> **Instructions for the task**: Exactly repeat the material, dropping only the pictures.

>> START Given material

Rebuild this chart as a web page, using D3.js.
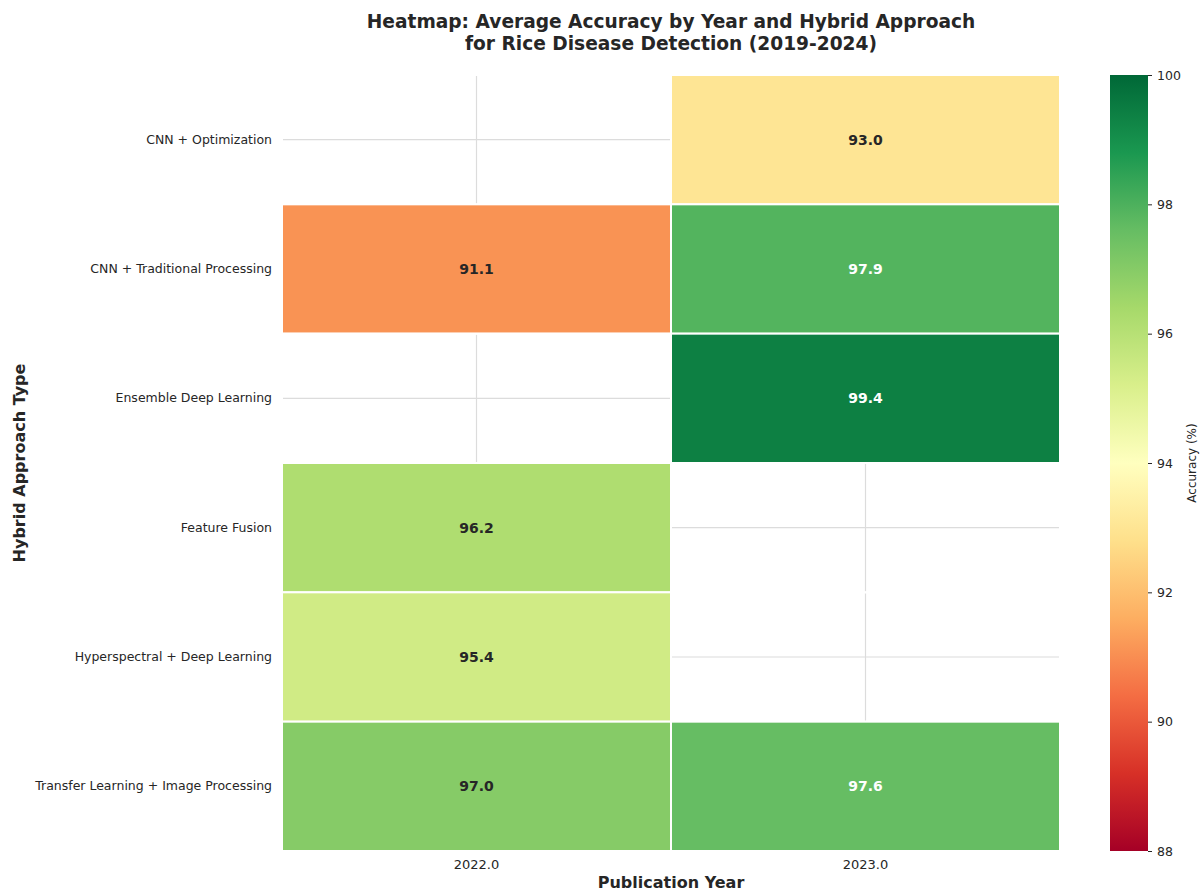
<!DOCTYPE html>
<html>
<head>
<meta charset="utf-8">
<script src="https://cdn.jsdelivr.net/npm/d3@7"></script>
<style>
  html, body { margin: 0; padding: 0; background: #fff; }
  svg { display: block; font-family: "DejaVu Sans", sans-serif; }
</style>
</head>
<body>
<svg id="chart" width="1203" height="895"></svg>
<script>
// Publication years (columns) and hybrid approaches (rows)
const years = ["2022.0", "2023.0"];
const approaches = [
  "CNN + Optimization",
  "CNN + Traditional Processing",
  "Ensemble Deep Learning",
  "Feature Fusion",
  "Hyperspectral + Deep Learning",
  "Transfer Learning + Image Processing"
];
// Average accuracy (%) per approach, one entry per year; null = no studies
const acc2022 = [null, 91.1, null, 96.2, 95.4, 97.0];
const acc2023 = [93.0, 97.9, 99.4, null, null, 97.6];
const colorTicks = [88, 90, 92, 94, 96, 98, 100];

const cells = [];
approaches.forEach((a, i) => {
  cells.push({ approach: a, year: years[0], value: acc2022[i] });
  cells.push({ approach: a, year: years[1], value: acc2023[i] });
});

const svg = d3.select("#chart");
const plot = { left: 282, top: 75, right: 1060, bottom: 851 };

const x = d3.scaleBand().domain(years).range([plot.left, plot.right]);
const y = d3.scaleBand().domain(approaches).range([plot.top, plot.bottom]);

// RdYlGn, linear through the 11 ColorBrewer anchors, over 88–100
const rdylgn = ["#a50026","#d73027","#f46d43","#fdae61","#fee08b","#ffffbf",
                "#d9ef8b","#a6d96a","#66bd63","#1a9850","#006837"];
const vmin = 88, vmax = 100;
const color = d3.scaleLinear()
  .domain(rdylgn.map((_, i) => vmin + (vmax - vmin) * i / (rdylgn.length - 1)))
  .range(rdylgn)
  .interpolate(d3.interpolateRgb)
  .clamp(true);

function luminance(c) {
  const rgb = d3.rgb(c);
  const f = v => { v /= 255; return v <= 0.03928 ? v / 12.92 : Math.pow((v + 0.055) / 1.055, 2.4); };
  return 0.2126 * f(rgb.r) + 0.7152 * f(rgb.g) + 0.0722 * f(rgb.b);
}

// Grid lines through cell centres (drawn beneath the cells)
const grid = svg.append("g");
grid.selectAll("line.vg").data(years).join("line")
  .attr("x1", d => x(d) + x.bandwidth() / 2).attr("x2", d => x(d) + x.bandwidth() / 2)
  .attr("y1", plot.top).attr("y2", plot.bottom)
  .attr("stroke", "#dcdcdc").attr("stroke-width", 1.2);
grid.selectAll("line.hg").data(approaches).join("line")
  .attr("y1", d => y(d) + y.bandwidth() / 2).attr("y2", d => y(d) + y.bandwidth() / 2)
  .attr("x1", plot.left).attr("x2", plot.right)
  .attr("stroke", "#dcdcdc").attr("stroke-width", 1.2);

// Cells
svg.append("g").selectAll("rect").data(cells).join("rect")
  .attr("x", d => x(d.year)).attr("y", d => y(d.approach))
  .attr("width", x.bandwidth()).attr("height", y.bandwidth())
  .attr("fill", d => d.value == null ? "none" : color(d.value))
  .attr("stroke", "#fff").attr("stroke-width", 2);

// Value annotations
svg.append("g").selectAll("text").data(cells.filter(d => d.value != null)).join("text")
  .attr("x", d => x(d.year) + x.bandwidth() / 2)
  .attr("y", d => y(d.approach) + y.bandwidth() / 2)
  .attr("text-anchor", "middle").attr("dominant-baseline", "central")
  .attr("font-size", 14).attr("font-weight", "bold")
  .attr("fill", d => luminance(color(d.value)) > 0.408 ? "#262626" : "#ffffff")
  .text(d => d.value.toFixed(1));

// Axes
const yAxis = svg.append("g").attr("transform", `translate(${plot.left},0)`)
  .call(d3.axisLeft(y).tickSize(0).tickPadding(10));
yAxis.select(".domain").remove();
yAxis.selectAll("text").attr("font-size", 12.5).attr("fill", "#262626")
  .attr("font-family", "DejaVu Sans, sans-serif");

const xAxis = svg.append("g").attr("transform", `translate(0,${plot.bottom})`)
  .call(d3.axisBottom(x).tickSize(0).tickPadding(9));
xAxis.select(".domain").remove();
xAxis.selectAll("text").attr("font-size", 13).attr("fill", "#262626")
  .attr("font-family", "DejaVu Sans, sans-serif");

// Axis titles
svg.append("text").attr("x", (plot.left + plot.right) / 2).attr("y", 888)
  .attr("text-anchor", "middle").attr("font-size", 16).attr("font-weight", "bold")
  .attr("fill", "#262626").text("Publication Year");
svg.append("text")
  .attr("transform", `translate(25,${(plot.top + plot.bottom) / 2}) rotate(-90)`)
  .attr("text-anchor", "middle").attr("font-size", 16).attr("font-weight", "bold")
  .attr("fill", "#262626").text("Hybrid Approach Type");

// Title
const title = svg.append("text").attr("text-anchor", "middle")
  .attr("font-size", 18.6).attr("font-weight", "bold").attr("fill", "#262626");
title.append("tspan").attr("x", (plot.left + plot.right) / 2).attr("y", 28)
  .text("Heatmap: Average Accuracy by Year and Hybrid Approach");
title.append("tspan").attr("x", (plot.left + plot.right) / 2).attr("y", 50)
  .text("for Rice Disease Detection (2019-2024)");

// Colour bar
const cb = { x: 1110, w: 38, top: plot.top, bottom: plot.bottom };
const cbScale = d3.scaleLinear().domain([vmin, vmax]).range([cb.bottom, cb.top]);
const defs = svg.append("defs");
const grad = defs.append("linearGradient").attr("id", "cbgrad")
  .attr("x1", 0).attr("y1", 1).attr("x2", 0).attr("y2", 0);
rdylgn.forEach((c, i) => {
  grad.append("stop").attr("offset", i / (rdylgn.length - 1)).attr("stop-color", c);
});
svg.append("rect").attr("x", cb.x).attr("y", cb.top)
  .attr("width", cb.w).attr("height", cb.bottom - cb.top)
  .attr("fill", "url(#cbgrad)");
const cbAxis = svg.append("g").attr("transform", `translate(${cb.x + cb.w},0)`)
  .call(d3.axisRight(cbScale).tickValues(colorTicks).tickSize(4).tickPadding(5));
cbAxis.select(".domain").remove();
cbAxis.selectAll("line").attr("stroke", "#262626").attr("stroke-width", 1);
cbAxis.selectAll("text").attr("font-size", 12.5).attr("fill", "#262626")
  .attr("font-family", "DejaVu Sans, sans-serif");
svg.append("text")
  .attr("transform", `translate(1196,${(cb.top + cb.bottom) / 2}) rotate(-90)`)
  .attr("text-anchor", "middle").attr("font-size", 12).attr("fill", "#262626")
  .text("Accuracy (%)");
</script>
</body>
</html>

>> END Given material

> **The completed task**:
Rebuild this chart as a web page, using D3.js.
<!DOCTYPE html>
<html>
<head>
<meta charset="utf-8">
<script src="https://cdn.jsdelivr.net/npm/d3@7"></script>
<style>
  html, body { margin: 0; padding: 0; background: #fff; }
  svg { display: block; font-family: "DejaVu Sans", sans-serif; }
</style>
</head>
<body>
<svg id="chart" width="1203" height="895"></svg>
<script>
// Publication years (columns) and hybrid approaches (rows)
const years = ["2022.0", "2023.0"];
const approaches = [
  "CNN + Optimization",
  "CNN + Traditional Processing",
  "Ensemble Deep Learning",
  "Feature Fusion",
  "Hyperspectral + Deep Learning",
  "Transfer Learning + Image Processing"
];
// Average accuracy (%) per approach, one entry per year; null = no studies
const acc2022 = [null, 91.1, null, 96.2, 95.4, 97.0];
const acc2023 = [93.0, 97.9, 99.4, null, null, 97.6];
const colorTicks = [88, 90, 92, 94, 96, 98, 100];

const cells = [];
approaches.forEach((a, i) => {
  cells.push({ approach: a, year: years[0], value: acc2022[i] });
  cells.push({ approach: a, year: years[1], value: acc2023[i] });
});

const svg = d3.select("#chart");
const plot = { left: 282, top: 75, right: 1060, bottom: 851 };

const x = d3.scaleBand().domain(years).range([plot.left, plot.right]);
const y = d3.scaleBand().domain(approaches).range([plot.top, plot.bottom]);

// RdYlGn, linear through the 11 ColorBrewer anchors, over 88–100
const rdylgn = ["#a50026","#d73027","#f46d43","#fdae61","#fee08b","#ffffbf",
                "#d9ef8b","#a6d96a","#66bd63","#1a9850","#006837"];
const vmin = 88, vmax = 100;
const color = d3.scaleLinear()
  .domain(rdylgn.map((_, i) => vmin + (vmax - vmin) * i / (rdylgn.length - 1)))
  .range(rdylgn)
  .interpolate(d3.interpolateRgb)
  .clamp(true);

function luminance(c) {
  const rgb = d3.rgb(c);
  const f = v => { v /= 255; return v <= 0.03928 ? v / 12.92 : Math.pow((v + 0.055) / 1.055, 2.4); };
  return 0.2126 * f(rgb.r) + 0.7152 * f(rgb.g) + 0.0722 * f(rgb.b);
}

// Grid lines through cell centres (drawn beneath the cells)
const grid = svg.append("g");
grid.selectAll("line.vg").data(years).join("line")
  .attr("x1", d => x(d) + x.bandwidth() / 2).attr("x2", d => x(d) + x.bandwidth() / 2)
  .attr("y1", plot.top).attr("y2", plot.bottom)
  .attr("stroke", "#dcdcdc").attr("stroke-width", 1.2);
grid.selectAll("line.hg").data(approaches).join("line")
  .attr("y1", d => y(d) + y.bandwidth() / 2).attr("y2", d => y(d) + y.bandwidth() / 2)
  .attr("x1", plot.left).attr("x2", plot.right)
  .attr("stroke", "#dcdcdc").attr("stroke-width", 1.2);

// Cells
svg.append("g").selectAll("rect").data(cells).join("rect")
  .attr("x", d => x(d.year)).attr("y", d => y(d.approach))
  .attr("width", x.bandwidth()).attr("height", y.bandwidth())
  .attr("fill", d => d.value == null ? "none" : color(d.value))
  .attr("stroke", "#fff").attr("stroke-width", 2);

// Value annotations
svg.append("g").selectAll("text").data(cells.filter(d => d.value != null)).join("text")
  .attr("x", d => x(d.year) + x.bandwidth() / 2)
  .attr("y", d => y(d.approach) + y.bandwidth() / 2)
  .attr("text-anchor", "middle").attr("dominant-baseline", "central")
  .attr("font-size", 14).attr("font-weight", "bold")
  .attr("fill", d => luminance(color(d.value)) > 0.408 ? "#262626" : "#ffffff")
  .text(d => d.value.toFixed(1));

// Axes
const yAxis = svg.append("g").attr("transform", `translate(${plot.left},0)`)
  .call(d3.axisLeft(y).tickSize(0).tickPadding(10));
yAxis.select(".domain").remove();
yAxis.selectAll("text").attr("font-size", 12.5).attr("fill", "#262626")
  .attr("font-family", "DejaVu Sans, sans-serif");

const xAxis = svg.append("g").attr("transform", `translate(0,${plot.bottom})`)
  .call(d3.axisBottom(x).tickSize(0).tickPadding(9));
xAxis.select(".domain").remove();
xAxis.selectAll("text").attr("font-size", 13).attr("fill", "#262626")
  .attr("font-family", "DejaVu Sans, sans-serif");

// Axis titles
svg.append("text").attr("x", (plot.left + plot.right) / 2).attr("y", 888)
  .attr("text-anchor", "middle").attr("font-size", 16).attr("font-weight", "bold")
  .attr("fill", "#262626").text("Publication Year");
svg.append("text")
  .attr("transform", `translate(25,${(plot.top + plot.bottom) / 2}) rotate(-90)`)
  .attr("text-anchor", "middle").attr("font-size", 16).attr("font-weight", "bold")
  .attr("fill", "#262626").text("Hybrid Approach Type");

// Title
const title = svg.append("text").attr("text-anchor", "middle")
  .attr("font-size", 18.6).attr("font-weight", "bold").attr("fill", "#262626");
title.append("tspan").attr("x", (plot.left + plot.right) / 2).attr("y", 28)
  .text("Heatmap: Average Accuracy by Year and Hybrid Approach");
title.append("tspan").attr("x", (plot.left + plot.right) / 2).attr("y", 50)
  .text("for Rice Disease Detection (2019-2024)");

// Colour bar
const cb = { x: 1110, w: 38, top: plot.top, bottom: plot.bottom };
const cbScale = d3.scaleLinear().domain([vmin, vmax]).range([cb.bottom, cb.top]);
const defs = svg.append("defs");
const grad = defs.append("linearGradient").attr("id", "cbgrad")
  .attr("x1", 0).attr("y1", 1).attr("x2", 0).attr("y2", 0);
rdylgn.forEach((c, i) => {
  grad.append("stop").attr("offset", i / (rdylgn.length - 1)).attr("stop-color", c);
});
svg.append("rect").attr("x", cb.x).attr("y", cb.top)
  .attr("width", cb.w).attr("height", cb.bottom - cb.top)
  .attr("fill", "url(#cbgrad)");
const cbAxis = svg.append("g").attr("transform", `translate(${cb.x + cb.w},0)`)
  .call(d3.axisRight(cbScale).tickValues(colorTicks).tickSize(4).tickPadding(5));
cbAxis.select(".domain").remove();
cbAxis.selectAll("line").attr("stroke", "#262626").attr("stroke-width", 1);
cbAxis.selectAll("text").attr("font-size", 12.5).attr("fill", "#262626")
  .attr("font-family", "DejaVu Sans, sans-serif");
svg.append("text")
  .attr("transform", `translate(1196,${(cb.top + cb.bottom) / 2}) rotate(-90)`)
  .attr("text-anchor", "middle").attr("font-size", 12).attr("fill", "#262626")
  .text("Accuracy (%)");
</script>
</body>
</html>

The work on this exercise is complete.